NEW YORK (GenomeWeb) – Two groups of researchers have called for more and better-coordinated microbiome research.
A US-based team of 17 researchers has established a Unified Microbiome Initiative to help direct the development and refinement of tools to understand and utilizethe Earth's microbiome. Similarly, a trio of researchers from the US, Europe, and China has proposed that an International Microbiome Initiative be established to coordinate funding, research, standards, and more across national borders.
"Microbiology is coming to a point where it's extraordinarily evident that bacteria, fungi, and viruses play a massive role in the development of health and disease in humans, in environmental settings, and ecological systems," the University of Chicago's Jack Gilbert, one of the US researchers, said in a statement. "We need to unify ourselves across the different disciplines to integrate our research objectives towards a common goal. We can do that in small cohorts at the moment, but the Unified Microbiome Initiative will create the infrastructure to come together under a single umbrella."
Current microbiome efforts in the US and abroad have focused on cataloging what microbes are present in certain environments, and while both groups said this was a necessary first step, they also argued that a more holistic understanding of the microbiome that draws on a range of disciplines — from biology to geology to computer science — will be needed to advance the field.
In Science, the US team argued that a new approach could support the development of new tools and technologies to enhance basic discoveries and translate them for various applications.
The Unified Microbiome Initiative, Gilbert and his colleagues wrote, aims to coordinate microbiome research. While the UMI team said that the larger research community would be important in shaping the initiative's goals, it highlighted certain areas for initial development.
For instance, the UMI team said that developing new tools to help characterize the function of unknown genes as well as disentangling the chemistry of microbiomes would be critical. They also said that transition from gene-centric to whole genome-based analyses — also requiring new technologies — would help researchers understand community dynamics and functions. Model system and informatics approaches would also have to be developed and refined, they added.

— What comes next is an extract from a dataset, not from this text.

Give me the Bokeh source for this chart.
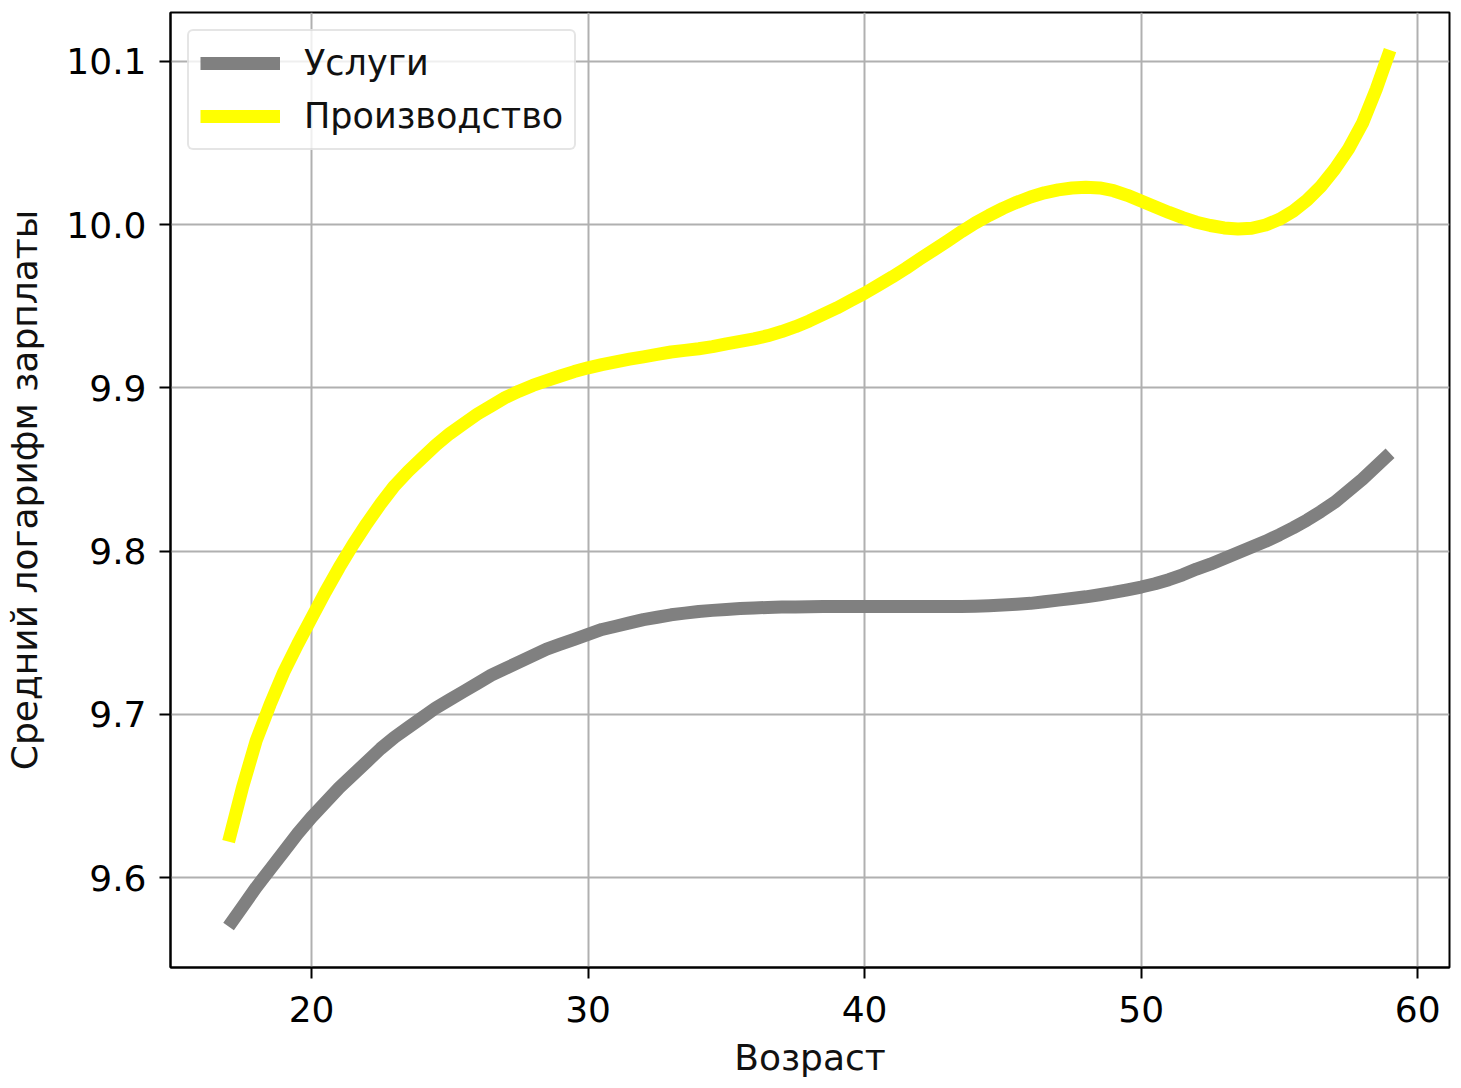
from bokeh.plotting import figure
from bokeh.models import Range1d, FixedTicker, Legend, LegendItem
from bokeh.embed import file_html
from bokeh.resources import INLINE

ages = [17 + 0.5 * i for i in range(85)]
services = [9.570, 9.582, 9.594, 9.605, 9.616, 9.627, 9.637, 9.646, 9.655, 9.663,
            9.671, 9.679, 9.686, 9.692, 9.698, 9.704, 9.709, 9.714, 9.719, 9.724,
            9.728, 9.732, 9.736, 9.740, 9.743, 9.746, 9.749, 9.752, 9.754, 9.756,
            9.758, 9.7595, 9.761, 9.762, 9.763, 9.7637, 9.7643, 9.7648, 9.7652, 9.7655,
            9.7657, 9.7658, 9.7659, 9.766, 9.766, 9.766, 9.766, 9.766, 9.766, 9.766,
            9.766, 9.766, 9.766, 9.7661, 9.7663, 9.7666, 9.767, 9.7675, 9.768, 9.769,
            9.770, 9.771, 9.772, 9.7733, 9.7747, 9.7763, 9.778, 9.780, 9.7825, 9.7855,
            9.789, 9.792, 9.7955, 9.799, 9.8025, 9.806, 9.810, 9.8143, 9.819, 9.8243,
            9.830, 9.837, 9.844, 9.852, 9.860]
manufacturing = [9.622, 9.655, 9.684, 9.706, 9.726, 9.743, 9.759, 9.775, 9.790, 9.804,
                 9.817, 9.829, 9.840, 9.849, 9.857, 9.865, 9.872, 9.878, 9.884, 9.889,
                 9.894, 9.898, 9.9015, 9.9045, 9.9073, 9.91, 9.9123, 9.9143, 9.916, 9.9176,
                 9.919, 9.9205, 9.922, 9.923, 9.924, 9.9253, 9.927, 9.9285, 9.930, 9.932,
                 9.9345, 9.9375, 9.941, 9.945, 9.949, 9.9535, 9.958, 9.963, 9.968, 9.9733,
                 9.979, 9.9845, 9.990, 9.9957, 10.001, 10.0057, 10.010, 10.0137, 10.017, 10.0195,
                 10.0213, 10.0225, 10.023, 10.0225, 10.0208, 10.018, 10.0145, 10.011, 10.0075, 10.0043,
                 10.0015, 9.9995, 9.998, 9.9973, 9.9978, 9.9998, 10.0033, 10.0083, 10.015, 10.0235,
                 10.034, 10.0465, 10.062, 10.083, 10.107]
series_names = ["Услуги", "Производство"]
series_colors = ["#808080", "#ffff00"]
x_ticks = [20, 30, 40, 50, 60]
y_ticks = [9.6, 9.7, 9.8, 9.9, 10.0, 10.1]
y_tick_labels = ["9.6", "9.7", "9.8", "9.9", "10.0", "10.1"]
x_label = "Возраст"
y_label = "Средний логарифм зарплаты"

FONT = "DejaVu Sans"
FS = "36px"

p = figure(width=1453, height=1086, output_backend="svg", toolbar_location=None,
           title=None,
           x_range=Range1d(14.9, 61.15), y_range=Range1d(9.5449, 10.130),
           min_border_left=170, min_border_right=4, min_border_top=12, min_border_bottom=119)
p.background_fill_color = "white"
p.border_fill_color = "white"
p.outline_line_color = "black"
p.outline_line_width = 2

r1 = p.line(ages, services, line_color=series_colors[0], line_width=13, line_join="round")
r2 = p.line(ages, manufacturing, line_color=series_colors[1], line_width=13, line_join="round")

p.xaxis.ticker = FixedTicker(ticks=x_ticks)
p.yaxis.ticker = FixedTicker(ticks=y_ticks)
p.yaxis.major_label_overrides = {t: l for t, l in zip(y_ticks, y_tick_labels)}
p.xaxis.major_label_overrides = {t: str(t) for t in x_ticks}

for ax in (p.xaxis[0], p.yaxis[0]):
    ax.axis_line_color = "black"
    ax.axis_line_width = 2
    ax.major_tick_line_color = "black"
    ax.major_tick_line_width = 2
    ax.major_tick_out = 11
    ax.major_tick_in = 0
    ax.minor_tick_line_color = None
    ax.major_label_text_font = FONT
    ax.major_label_text_font_size = FS
    ax.major_label_text_color = "black"
    ax.axis_label_text_font = FONT
    ax.axis_label_text_font_size = FS
    ax.axis_label_text_font_style = "normal"
    ax.axis_label_text_color = "#111111"

p.xaxis.axis_label = x_label
p.yaxis.axis_label = y_label
p.xaxis.major_label_standoff = 17
p.yaxis.major_label_standoff = 13
p.xaxis.axis_label_standoff = 12
p.yaxis.axis_label_standoff = 18

p.xgrid.ticker = FixedTicker(ticks=x_ticks)
p.ygrid.ticker = FixedTicker(ticks=y_ticks)
for g in (p.xgrid[0], p.ygrid[0]):
    g.grid_line_color = "#b0b0b0"
    g.grid_line_width = 2

legend = Legend(items=[LegendItem(label=series_names[0], renderers=[r1]),
                       LegendItem(label=series_names[1], renderers=[r2])],
                location="top_left")
legend.margin = 17
legend.padding = 11
legend.spacing = 11
legend.glyph_width = 80
legend.glyph_height = 42
legend.label_height = 42
legend.label_standoff = 24
legend.label_text_font = FONT
legend.label_text_font_size = "35px"
legend.label_text_color = "#111111"
legend.border_line_color = "#cccccc"
legend.border_line_width = 2
legend.border_radius = 6
legend.background_fill_color = "white"
legend.background_fill_alpha = 0.8
p.add_layout(legend)

open("out.html", "w").write(file_html(p, INLINE))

"Over the near term of five years, these tools could reorient the field from correlative studies to hypothesis-driven approaches capable of establishing precise causal relationships," the UMI team wrote. "Over a longer term of 10 years, we envision a leap toward predictive understanding that allows evidence-based, model-informed microbiome management and design."
To do that, the group noted that it would oversee and direct funding for microbiome research by federal agencies as disparate as the US National Institutes of Health and the Department of Energy, and private partners to both ensure coordination and avoid redundancies.
But, as the trio of international researchers noted in its Nature commentary, the Earth's microbiome isn't constrained by national boundaries. It argued that a global initiative to is also needed to "ensure the sharing of standards across borders and disciplines, and bring cohesion to the multitude of microbiome initiatives that exist."
Shanghai Jiao Tong University's Liping Zhao and his colleagues said that some previous microbiome studies have been stymied by differences in primer and software usage that made comparing results across studies difficult. Though they noted efforts have been made toward establishing standards and encouraging data sharing while safeguarding ownership and property rights, they argued that a new initiative could do a better job of it.
They also argued that an International Microbiome Initiative could recruit researchers from all over the world and help pool data that's been generated the world over. For instance, they said that cloud-computing platforms could enable researchers to upload and analyze sequencing data. And an IMI could control and organize access to metadata as a means of protecting intellectual property. In addition, an IMI could set guidelines for microbiome studies, develop a common research agenda, identify needed tools for development, and enable discussion and exchange of research between nations.
"Further uncoordinated national microbiome programs will almost certainly waste research efforts and taxpayers' money," Zhao and his colleagues argued. "Let's transcend national silos and gain universal insights that will benefit all humankind."